Sometimes new and innovative ideas can overwhelm tried and practical applications such that inefficiency becomes standard. The modern use of electric lights and lamps perfectly demonstrates this fact. For the past century, artificial illumination has dominated the way we light our workspaces and homes. Fed up with the humming of florescent lights, skyrocketing electric bills, and pollution of coal-fired power plants, many have turned to sky wells, floor-to-ceiling windows, and internal windowed courtyards to bring in as much natural sunlight from the outside as possible. With this idea in mind, an anonymous German-student submitted an interesting concept, called Daylight, for James Dyson Foundation's 2011 James Dyson Award.
This notion puts a modern twist on a forgotten technology over 3,000 year old, natural reflected light. Metal louvers hang horizontally outside of windows. These adjustable aluminum features block out the harsh sun and direct light into the interior space where ceiling lamps sporting LEDs and reflective panels hang.

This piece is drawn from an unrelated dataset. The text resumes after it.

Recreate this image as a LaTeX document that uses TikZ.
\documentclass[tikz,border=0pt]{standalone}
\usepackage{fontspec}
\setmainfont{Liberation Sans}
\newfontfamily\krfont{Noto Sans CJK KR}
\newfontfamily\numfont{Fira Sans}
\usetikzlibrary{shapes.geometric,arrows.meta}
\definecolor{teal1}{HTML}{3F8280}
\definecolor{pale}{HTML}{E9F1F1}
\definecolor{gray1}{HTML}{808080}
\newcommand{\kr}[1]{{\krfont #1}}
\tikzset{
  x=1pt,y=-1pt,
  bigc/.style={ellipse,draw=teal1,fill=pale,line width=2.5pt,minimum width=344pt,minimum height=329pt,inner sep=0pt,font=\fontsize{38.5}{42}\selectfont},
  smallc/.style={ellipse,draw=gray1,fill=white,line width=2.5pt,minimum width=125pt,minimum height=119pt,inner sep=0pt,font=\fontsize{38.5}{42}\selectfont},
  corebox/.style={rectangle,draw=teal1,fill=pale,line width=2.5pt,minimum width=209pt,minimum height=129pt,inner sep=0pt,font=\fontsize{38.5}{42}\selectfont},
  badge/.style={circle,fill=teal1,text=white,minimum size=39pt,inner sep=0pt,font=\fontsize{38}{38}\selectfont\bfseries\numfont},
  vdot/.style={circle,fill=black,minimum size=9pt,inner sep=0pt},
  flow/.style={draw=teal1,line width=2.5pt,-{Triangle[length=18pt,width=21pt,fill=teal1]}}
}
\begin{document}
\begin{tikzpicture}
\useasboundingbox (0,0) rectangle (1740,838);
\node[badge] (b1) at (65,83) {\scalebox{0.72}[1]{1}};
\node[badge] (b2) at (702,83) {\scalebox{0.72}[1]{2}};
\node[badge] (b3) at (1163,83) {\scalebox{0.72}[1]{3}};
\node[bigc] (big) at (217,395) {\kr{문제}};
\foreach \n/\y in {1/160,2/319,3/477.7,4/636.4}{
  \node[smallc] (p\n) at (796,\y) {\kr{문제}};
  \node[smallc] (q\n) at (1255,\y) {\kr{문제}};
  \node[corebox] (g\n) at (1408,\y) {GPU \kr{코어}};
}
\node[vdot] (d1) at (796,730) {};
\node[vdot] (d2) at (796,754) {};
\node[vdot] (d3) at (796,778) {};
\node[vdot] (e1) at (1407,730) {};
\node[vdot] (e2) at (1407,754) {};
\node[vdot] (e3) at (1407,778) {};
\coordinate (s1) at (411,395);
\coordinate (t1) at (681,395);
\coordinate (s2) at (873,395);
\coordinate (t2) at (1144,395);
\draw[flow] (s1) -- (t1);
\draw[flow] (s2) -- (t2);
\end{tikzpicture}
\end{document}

These interior components feature light sensitive panels that can increase and decrease LED output. These combine with the natural reflected light to reach pre-set illumination levels and can even match the outside's ambient colors. Since the design focuses on reflecting daylight and not sunlight directly, it also eliminates hotspots and glare.

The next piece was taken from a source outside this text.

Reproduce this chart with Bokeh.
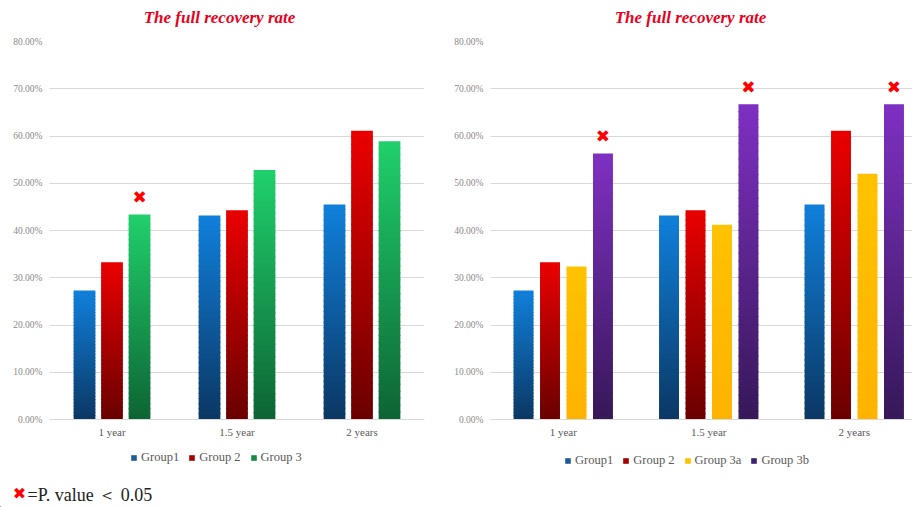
from bokeh.plotting import figure
from bokeh.models import (Range1d, FixedTicker, PrintfTickFormatter, Legend, LegendItem,
                          ColumnDataSource, Label)
from bokeh.layouts import row, column
from bokeh.embed import file_html
from bokeh.resources import INLINE
from bokeh.core.properties import value

# ---------------- data ----------------
periods = ["1 year", "1.5 year", "2 years"]
y_ticks = [0, 10, 20, 30, 40, 50, 60, 70, 80]

left_groups = ["Group1", "Group 2", "Group 3"]
right_groups = ["Group1", "Group 2", "Group 3a", "Group 3b"]

group1 = [27.3, 43.2, 45.5]
group2 = [33.3, 44.3, 61.1]
group3 = [43.4, 52.8, 58.9]
group3a = [32.4, 41.2, 52.0]
group3b = [56.3, 66.7, 66.7]

# significance flags (P value < 0.05)
left_sig = [[False, False, False], [False, False, False], [True, False, False]]
right_sig = [[False, False, False], [False, False, False], [False, False, False], [True, True, True]]

title_text = "The full recovery rate"
footnote_mark = "\u2716"
footnote_text = "=P. value \uff1c 0.05"

# ---------------- style ----------------
# (bottom colour, top colour, legend colour)
STYLE = {
    "Group1": ("#0b3763", "#1080dc", "#1f5b9b"),
    "Group 2": ("#6a0000", "#ea0000", "#a30000"),
    "Group 3": ("#0d6434", "#20d06c", "#178a45"),
    "Group 3a": ("#ffb300", "#ffc200", "#ffc000"),
    "Group 3b": ("#361858", "#7e30c2", "#3b2070"),
}
SERIF = "Liberation Serif"
N_SLICES = 40
EPS = 0.25


def hex2rgb(h):
    h = h.lstrip("#")
    return tuple(int(h[i:i + 2], 16) for i in (0, 2, 4))


def lerp(c0, c1, t):
    a, b = hex2rgb(c0), hex2rgb(c1)
    return "#%02x%02x%02x" % tuple(int(round(a[i] + (b[i] - a[i]) * t)) for i in range(3))


def bare(p):
    p.outline_line_color = None
    p.xgrid.grid_line_color = None
    p.ygrid.grid_line_color = None
    p.background_fill_color = "white"
    p.border_fill_color = "white"


def make_chart(groups, series, sig, width, height, x_end, pitch, bar_w,
               border_l, border_r, border_t, border_b, x_standoff):
    p = figure(width=width, height=height,
               x_range=Range1d(0, x_end), y_range=Range1d(0, 80),
               output_backend="svg", toolbar_location=None,
               min_border_left=border_l, min_border_right=border_r,
               min_border_top=border_t, min_border_bottom=border_b)
    p.outline_line_color = None
    p.background_fill_color = "white"
    p.border_fill_color = "white"

    n = len(groups)
    for gi, (g, vals) in enumerate(zip(groups, series)):
        bot_c, top_c, _ = STYLE[g]
        off = (gi - (n - 1) / 2) * pitch
        xs, bots, tops, cols = [], [], [], []
        for ci, v in enumerate(vals):
            xc = ci + 0.5 + off
            for k in range(N_SLICES):
                xs.append(xc)
                bots.append(v * k / N_SLICES)
                tops.append(min(v, v * (k + 1) / N_SLICES + EPS))
                cols.append(lerp(bot_c, top_c, (k + 0.5) / N_SLICES))
        src = ColumnDataSource(dict(x=xs, bottom=bots, top=tops, color=cols))
        p.vbar(x="x", bottom="bottom", top="top", width=bar_w, source=src,
               fill_color="color", line_color=None)

        mx = [ci + 0.5 + off for ci, s in enumerate(sig[gi]) if s]
        my = [vals[ci] for ci, s in enumerate(sig[gi]) if s]
        if mx:
            p.text(x=mx, y=my, text=[footnote_mark] * len(mx), y_offset=-17,
                   text_align="center", text_baseline="middle", text_color="#ff0000",
                   text_font=value("DejaVu Sans"), text_font_size="17px")

    # axes
    p.yaxis.ticker = FixedTicker(ticks=y_ticks)
    p.yaxis.formatter = PrintfTickFormatter(format="%.2f%%")
    p.yaxis.axis_line_color = None
    p.yaxis.major_tick_line_color = None
    p.yaxis.minor_tick_line_color = None
    p.yaxis.major_tick_out = 0
    p.yaxis.major_tick_in = 0
    p.yaxis.minor_tick_out = 0
    p.yaxis.major_label_text_font = SERIF
    p.yaxis.major_label_text_font_size = "9.5px"
    p.yaxis.major_label_text_color = "#8a8a8a"
    p.yaxis.major_label_standoff = 7

    centers = [i + 0.5 for i in range(len(periods))]
    p.xaxis.ticker = FixedTicker(ticks=centers)
    p.xaxis.major_label_overrides = {c: lab for c, lab in zip(centers, periods)}
    p.xaxis.axis_line_color = "#d9d9d9"
    p.xaxis.major_tick_line_color = None
    p.xaxis.minor_tick_line_color = None
    p.xaxis.major_tick_out = 0
    p.xaxis.major_tick_in = 0
    p.xaxis.minor_tick_out = 0
    p.xaxis.major_label_text_font = SERIF
    p.xaxis.major_label_text_font_size = "11px"
    p.xaxis.major_label_text_color = "#595959"
    p.xaxis.major_label_standoff = x_standoff

    p.xgrid.grid_line_color = None
    p.ygrid.ticker = FixedTicker(ticks=y_ticks)
    p.ygrid.grid_line_color = "#d9d9d9"
    return p


# ---- header with the two titles ----
head = figure(width=912, height=36, x_range=Range1d(0, 912), y_range=Range1d(0, 36),
              output_backend="svg", toolbar_location=None, min_border=0,
              x_axis_type=None, y_axis_type=None)
bare(head)
for cx in (219, 690):
    head.add_layout(Label(x=cx, y=19, text=title_text, text_align="center",
                          text_baseline="middle", text_font=SERIF,
                          text_font_style="bold italic", text_font_size="17px",
                          text_color="#e8001c"))

# ---- the two charts ----
left = make_chart(left_groups, [group1, group2, group3], left_sig,
                  width=446, height=406, x_end=3.0, pitch=0.22, bar_w=0.174,
                  border_l=49, border_r=22, border_t=5, border_b=23, x_standoff=6)
right = make_chart(right_groups, [group1, group2, group3a, group3b], right_sig,
                   width=466, height=406, x_end=422 / 145.5, pitch=0.182, bar_w=0.137,
                   border_l=44, border_r=0, border_t=5, border_b=23, x_standoff=6)

# ---- footer: legends and footnote ----
foot = figure(width=912, height=65, x_range=Range1d(0, 912), y_range=Range1d(0, 65),
              output_backend="svg", toolbar_location=None, min_border=0,
              x_axis_type=None, y_axis_type=None)
bare(foot)


def legend_for(groups, loc):
    items = []
    for g in groups:
        sw = foot.vbar(x=[-100], bottom=[0], top=[1], width=1,
                       fill_color=STYLE[g][2], line_color=None)
        items.append(LegendItem(label=g, renderers=[sw]))
    lg = Legend(items=items, orientation="horizontal", location=loc,
                glyph_width=7, glyph_height=7, label_standoff=4, spacing=9,
                label_height=12, label_text_font=SERIF, label_text_font_size="12.5px",
                label_text_color="#595959", border_line_color=None,
                background_fill_alpha=0, padding=0, margin=0)
    foot.add_layout(lg)


legend_for(left_groups, (130, 42))
legend_for(right_groups, (564, 39))

foot.add_layout(Label(x=19, y=14, text=footnote_mark, text_align="center",
                      text_baseline="middle", text_color="#ff0000",
                      text_font="DejaVu Sans", text_font_size="16px"))
foot.add_layout(Label(x=27, y=13, text=footnote_text, text_align="left",
                      text_baseline="middle", text_color="#222222",
                      text_font=SERIF, text_font_size="18px"))

layout = column(head, row(left, right), foot)
open("out.html", "w").write(file_html(layout, INLINE))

Ancient peoples used polished copper plates to illuminate their insides spaces and versions of exterior metal louvers actually hung outside of buildings up until the 20th century before Edison's invention pushed them into the periphery. The idea came to this nameless German student when he or she noticed offices and sporting complexes with drawn shades and blinds on windows to block out the harsh glare of the sun while interior lights and lamps blazed.
With the Dyson Foundation's contest open to entries until August 2nd, we won't know the results for a bit; but by transferring a supposedly antiquated idea into to the modern age, the future for the Daylight concept certainly is bright.